I believe that the demands of direct negotiations with representatives of the democratic forces with the participation of workers' leaders are very rightly put forward. Perhaps this is the link that was lacking in order to form a picture of the way out of the crisis into which Lukashenka led the country. There are usually two ways out of such situations: the assassination of the dictator by his entourage (Ceausescu in Romania) or direct negotiations on a change of power and the holding of fair elections (Poland and Czechoslovakia).

- How do you see these negotiations? In what form should they take place?

- Approaches to these negotiations have already been outlined, and in some aspects they are already underway, although not direct. The basic demands of the Belarusian people are well known: the release of all political prisoners and the holding of new elections. All this is the main subject of negotiations.

As far as I understand, there is no disagreement with this either among democratically minded leaders, or among activists, or among the people in general. These goals are supported by the entire Belarusian society. It is for these purposes that the sanctions are also aimed. After all, sanctions are introduced so that the situation changes, and the situation can change bloodlessly after the negotiations on new elections.

As for the form of negotiations, there are many of them.

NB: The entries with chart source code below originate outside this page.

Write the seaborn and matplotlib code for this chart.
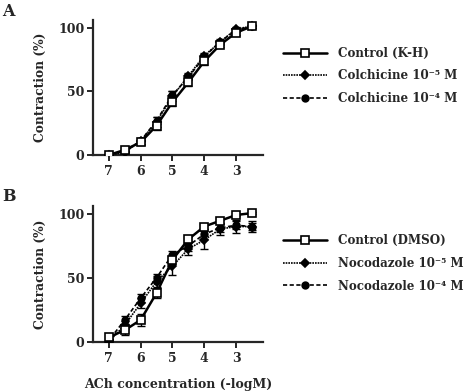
import numpy as np
import pandas as pd
import matplotlib
matplotlib.use("Agg")
import matplotlib.pyplot as plt
from matplotlib.lines import Line2D
import seaborn as sns

# ---- data ----
log_conc = [7, 6.5, 6, 5.5, 5, 4.5, 4, 3.5, 3, 2.5]
xticks = [7, 6, 5, 4, 3]
yticks = [0, 50, 100]

# Panel A
ctrl_kh = [0, 4, 10, 23, 41.5, 57, 73.5, 86.5, 96, 101]
ctrl_kh_err = [1, 1.5, 2, 3, 3, 2.5, 2.5, 2, 1.5, 1]
colch5 = [0, 2, 11, 26, 46, 62, 78, 88.5, 99, 101]
colch5_err = [1, 1.5, 2, 4, 4, 2.5, 2, 2, 1.5, 1]
colch4 = [0, 3, 11, 27, 47, 61, 77, 89, 98, 101]
colch4_err = [1, 1.5, 2, 3, 3, 2.5, 2, 2, 1.5, 1]

# Panel B
ctrl_dmso = [3.5, 9, 17, 38, 64, 80, 90, 94.5, 99, 100.5]
ctrl_dmso_err = [1.5, 4, 5, 4, 3, 2, 2, 1.5, 1, 1]
noco5 = [0, 13, 30, 47, 59, 72.5, 79.5, 88, 90, 90]
noco5_err = [1.5, 3, 4, 4, 7, 5, 7, 5, 5, 4]
noco4 = [1, 17, 34, 50, 68, 75, 84, 89, 91, 90]
noco4_err = [1.5, 3, 3, 3, 3, 4, 4, 3, 3, 3]

labels_A = ["Control (K-H)", "Colchicine 10\u207b\u2075 M", "Colchicine 10\u207b\u2074 M"]
labels_B = ["Control (DMSO)", "Nocodazole 10\u207b\u2075 M", "Nocodazole 10\u207b\u2074 M"]

sns.set_style("ticks")
plt.rcParams['font.family'] = ['DejaVu Serif']
plt.rcParams['font.weight'] = 'bold'
plt.rcParams['axes.labelweight'] = 'bold'

fig = plt.figure(figsize=(4.74, 3.91), dpi=100)
axA = fig.add_axes([0.196, 0.6036, 0.359, 0.3454])
axB = fig.add_axes([0.196, 0.126, 0.359, 0.347])

styles = [
    dict(marker='s', linestyle='-', mfc='white', lw=1.8, ms=5.2),
    dict(marker='D', linestyle=(0, (1, 0.6)), mfc='black', lw=1.2, ms=4.2),
    dict(marker='o', linestyle=(0, (2.5, 1.5)), mfc='black', lw=1.2, ms=4.8),
]

def draw(ax, series, errs, labels, legend_y):
    handles = []
    order = [2, 1, 0]
    for i in order:
        st = styles[i]
        sns.lineplot(x=log_conc, y=series[i], ax=ax, color='black',
                     marker=st['marker'], linestyle=st['linestyle'],
                     markerfacecolor=st['mfc'], markeredgecolor='black',
                     markeredgewidth=1.2, markersize=st['ms'], lw=st['lw'],
                     errorbar=None, zorder=3 + (3 - i))
        ax.errorbar(log_conc, series[i], yerr=errs[i], fmt='none',
                    ecolor='black', elinewidth=1.0, capsize=3, capthick=1.0,
                    zorder=2)
    for i in range(3):
        st = styles[i]
        handles.append(Line2D([], [], color='black', marker=st['marker'],
                              linestyle=st['linestyle'], lw=st['lw'],
                              markerfacecolor=st['mfc'], markeredgecolor='black',
                              markeredgewidth=1.2, markersize=st['ms']))
    ax.set_xlim(7.5, 2.15)
    ax.set_ylim(0, 106)
    ax.set_xticks(xticks)
    ax.set_xticklabels([str(t) for t in xticks])
    ax.set_yticks(yticks)
    ax.set_yticklabels([str(t) for t in yticks])
    for s in ['top', 'right']:
        ax.spines[s].set_visible(False)
    for s in ['left', 'bottom']:
        ax.spines[s].set_linewidth(1.6)
    ax.tick_params(direction='out', length=4, width=1.4, labelsize=9)
    ax.tick_params(axis='x', pad=3.5)
    ax.tick_params(axis='y', pad=2)
    for lbl in ax.get_xticklabels() + ax.get_yticklabels():
        lbl.set_fontweight('bold')
    ax.set_ylabel("Contraction (%)", fontsize=8.8, fontweight='bold', labelpad=8)
    leg = fig.legend(handles, labels, loc='upper left',
                     bbox_to_anchor=(0.575, legend_y), frameon=False,
                     handlelength=3.7, handletextpad=0.9, labelspacing=0.8,
                     prop=dict(size=8.6, weight='bold', family='DejaVu Serif'))
    return leg

draw(axA, [ctrl_kh, colch5, colch4], [ctrl_kh_err, colch5_err, colch4_err],
     labels_A, 0.908)
draw(axB, [ctrl_dmso, noco5, noco4], [ctrl_dmso_err, noco5_err, noco4_err],
     labels_B, 0.428)
axA.set_xlabel("")
axB.set_xlabel("ACh concentration (-logM)", fontsize=9, fontweight='bold', labelpad=9)

fig.text(0.004, 0.992, "A", fontsize=11.5, fontweight='bold', va='top', ha='left')
fig.text(0.004, 0.518, "B", fontsize=11.5, fontweight='bold', va='top', ha='left')

fig.savefig("out.png", dpi=100)
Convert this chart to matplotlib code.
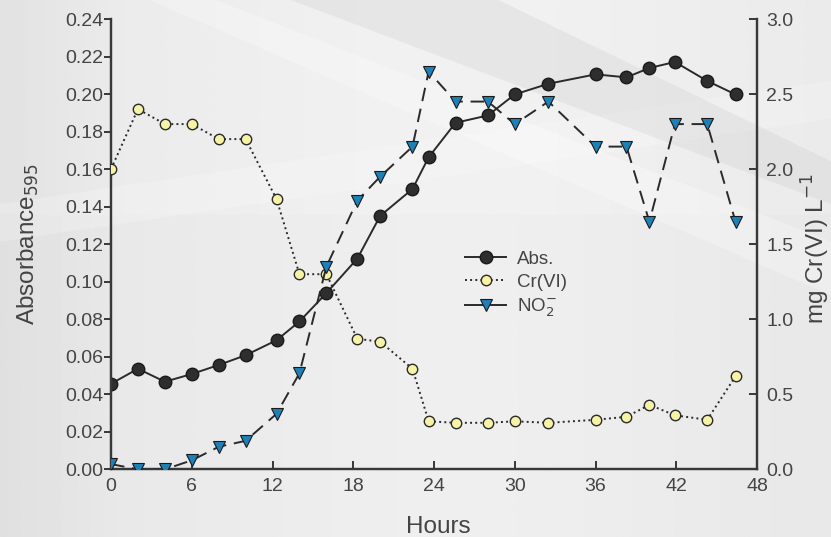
import numpy as np
import matplotlib
matplotlib.use("Agg")
import matplotlib.pyplot as plt
from matplotlib.patches import Polygon
from matplotlib.lines import Line2D

plt.rcParams['font.family'] = ['Liberation Sans', 'DejaVu Sans']

# Datos
horas = [0, 2, 4, 6, 8, 10, 12.3, 14, 16, 18.3, 20, 22.4, 23.6, 25.6, 28, 30,
         32.5, 36, 38.3, 40, 41.9, 44.3, 46.4]
absorbancia = [0.0456, 0.0536, 0.0467, 0.0508, 0.0556, 0.0608, 0.0688, 0.0788,
               0.0939, 0.1123, 0.1351, 0.1494, 0.1663, 0.1847, 0.1886, 0.1998,
               0.2055, 0.2105, 0.2089, 0.2139, 0.2171, 0.2070, 0.1998]
cr_vi = [2.00, 2.40, 2.30, 2.30, 2.20, 2.20, 1.80, 1.30, 1.30, 0.87, 0.85, 0.67,
         0.32, 0.31, 0.31, 0.32, 0.31, 0.33, 0.35, 0.43, 0.36, 0.33, 0.62]
nitrito = [0.035, 0.0, 0.0, 0.06, 0.15, 0.19, 0.37, 0.64, 1.35, 1.79, 1.95, 2.15,
           2.65, 2.45, 2.45, 2.30, 2.45, 2.15, 2.15, 1.65, 2.30, 2.30, 1.65]

fig = plt.figure(figsize=(8.31, 5.37), dpi=100)

# Fondo gris con degradado
bg = fig.add_axes([0, 0, 1, 1], zorder=-10)
xx, yy = np.meshgrid(np.linspace(0, 1, 400), np.linspace(0, 1, 260))
val = 0.905 + 0.03 * np.exp(-((xx - 0.55) ** 2) / 0.12) - 0.03 * (xx < 0.15) * (0.15 - xx) / 0.15
val = val + 0.01 * (yy < 0.4)
bg.imshow(val, cmap="gray", vmin=0, vmax=1, extent=[0, 1, 0, 1], aspect="auto", origin="upper")
bg.add_patch(Polygon([[0.18, 1.0], [0.26, 1.0], [1.0, 0.55], [1.0, 0.45]], closed=True,
                     facecolor="white", alpha=0.25, lw=0))
bg.add_patch(Polygon([[0.0, 0.62], [0.0, 0.55], [0.75, 0.72], [1.0, 0.78], [1.0, 0.85]], closed=True,
                     facecolor="white", alpha=0.2, lw=0))
bg.add_patch(Polygon([[0.35, 1.0], [0.6, 1.0], [1.0, 0.7], [1.0, 0.62]], closed=True,
                     facecolor="#c8c8c8", alpha=0.25, lw=0))
bg.set_xlim(0, 1)
bg.set_ylim(0, 1)
bg.axis("off")

ax = fig.add_axes([0.1336, 0.126, 0.7774, 0.8386])
ax.patch.set_alpha(0)
ax2 = ax.twinx()

color_eje = "#383838"
color_texto = "#444444"

estilo_abs = dict(color="#2a2a2a", lw=1.4, marker="o", ms=9, mfc="#2e2e2e", mec="#1a1a1a")
estilo_cr = dict(color="#2a2a2a", lw=1.4, marker="o", ms=7.5, mfc="#f6f3a6", mec="#2a2a2a", mew=1.0)
estilo_no2 = dict(color="#2a2a2a", lw=1.4, marker="v", ms=8, mfc="#1f80b8", mec="#1a1a1a", mew=0.8)

ax.plot(horas, absorbancia, ls="-", zorder=3, **estilo_abs)
ax2.plot(horas, cr_vi, ls=":", zorder=3, **estilo_cr)
ax2.plot(horas, nitrito, ls=(0, (7, 4)), zorder=3, **estilo_no2)

ax.set_xlim(0, 48)
ax.set_ylim(0, 0.24)
ax2.set_ylim(0, 3.0)
ax.set_xticks(np.arange(0, 49, 6))
ax.set_yticks(np.arange(0, 0.241, 0.02))
ax.set_yticklabels([f"{v:.2f}" for v in np.arange(0, 0.241, 0.02)])
ax2.set_yticks(np.arange(0, 3.01, 0.5))
ax2.set_yticklabels([f"{v:.1f}" for v in np.arange(0, 3.01, 0.5)])

for a in (ax, ax2):
    a.spines["top"].set_visible(False)
    for s in ("left", "right", "bottom"):
        a.spines[s].set_color(color_eje)
        a.spines[s].set_linewidth(1.6)
    a.tick_params(colors=color_eje, labelcolor=color_texto, labelsize=14, width=1.4)

# eje x y derecho con marcas hacia dentro, izquierdo hacia fuera
ax.tick_params(axis="x", direction="in", length=5.5, pad=6.5)
ax.tick_params(axis="y", direction="out", length=5, pad=0.5)
ax2.tick_params(axis="y", direction="in", length=6, pad=6.5)

ax.set_xlabel("Hours", fontsize=17.5, color=color_texto)
ax.set_ylabel("Absorbance$_{595}$", fontsize=17.5, color=color_texto)
ax2.set_ylabel("mg Cr(VI) L$^{-1}$", fontsize=17.5, color=color_texto)
ax.xaxis.set_label_coords(0.507, -0.103)
ax.yaxis.set_label_coords(-0.108, 0.5)
ax2.yaxis.set_label_coords(1.066, 0.491)

# Leyenda (la línea de NO2 aparece continua en la leyenda)
h_abs = Line2D([], [], ls="-", **estilo_abs)
h_cr = Line2D([], [], ls=":", **estilo_cr)
h_no2 = Line2D([], [], ls="-", **estilo_no2)
leg = ax.legend([h_abs, h_cr, h_no2], ["Abs.", "Cr(VI)", "NO$_2^{-}$"], loc="upper left",
                bbox_to_anchor=(0.548, 0.485), frameon=False, fontsize=13.5,
                handlelength=2.2, labelspacing=0.3, handletextpad=0.55,
                borderpad=0, borderaxespad=0)
for t in leg.get_texts():
    t.set_color(color_texto)

fig.savefig("out.png", dpi=100)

I drew attention to the fact that in the address of the workers we are talking about direct negotiations, this is correct. I believe that there should be direct and transparent negotiations, not imitation or some behind-the-scenes agreements.

I stand for face-to-face and direct negotiations, which would not take place in Belarus, but, for example, in Vienna, in order to ensure the safety of all participants. They should be held on specific agenda items put forward by the people.

This is what you need to bet on. We cannot talk about preserving the regime or its remnants, but about changing the political system, holding fair elections.

- In your opinion, should we expect even more powerful international pressure on the regime if a strike starts in Belarus? How will Russia act?

- Russia is still trying to fish in troubled waters, it does not act as a serious player, unfortunately, but is looking for where to get profit. I can see that there is neither understanding of our situation nor the meaning of normal Belarus in Russia, even in its current undemocratic state, just the same as before.

Russia is still following Lukashenka's whims, although it is forced to discuss the Lukashenka problem with world leaders. Precisely a strike can propel it to join not only the discussion, but also the search for a solution to this problem.

I think that here the West and democratic countries, especially considering the conflicts that Lukashenka is fanning at the borders, should take a leading position, introduce serious sanctions until our demands are met.

It is precisely possible to reach the fulfillment of these requirements through negotiations.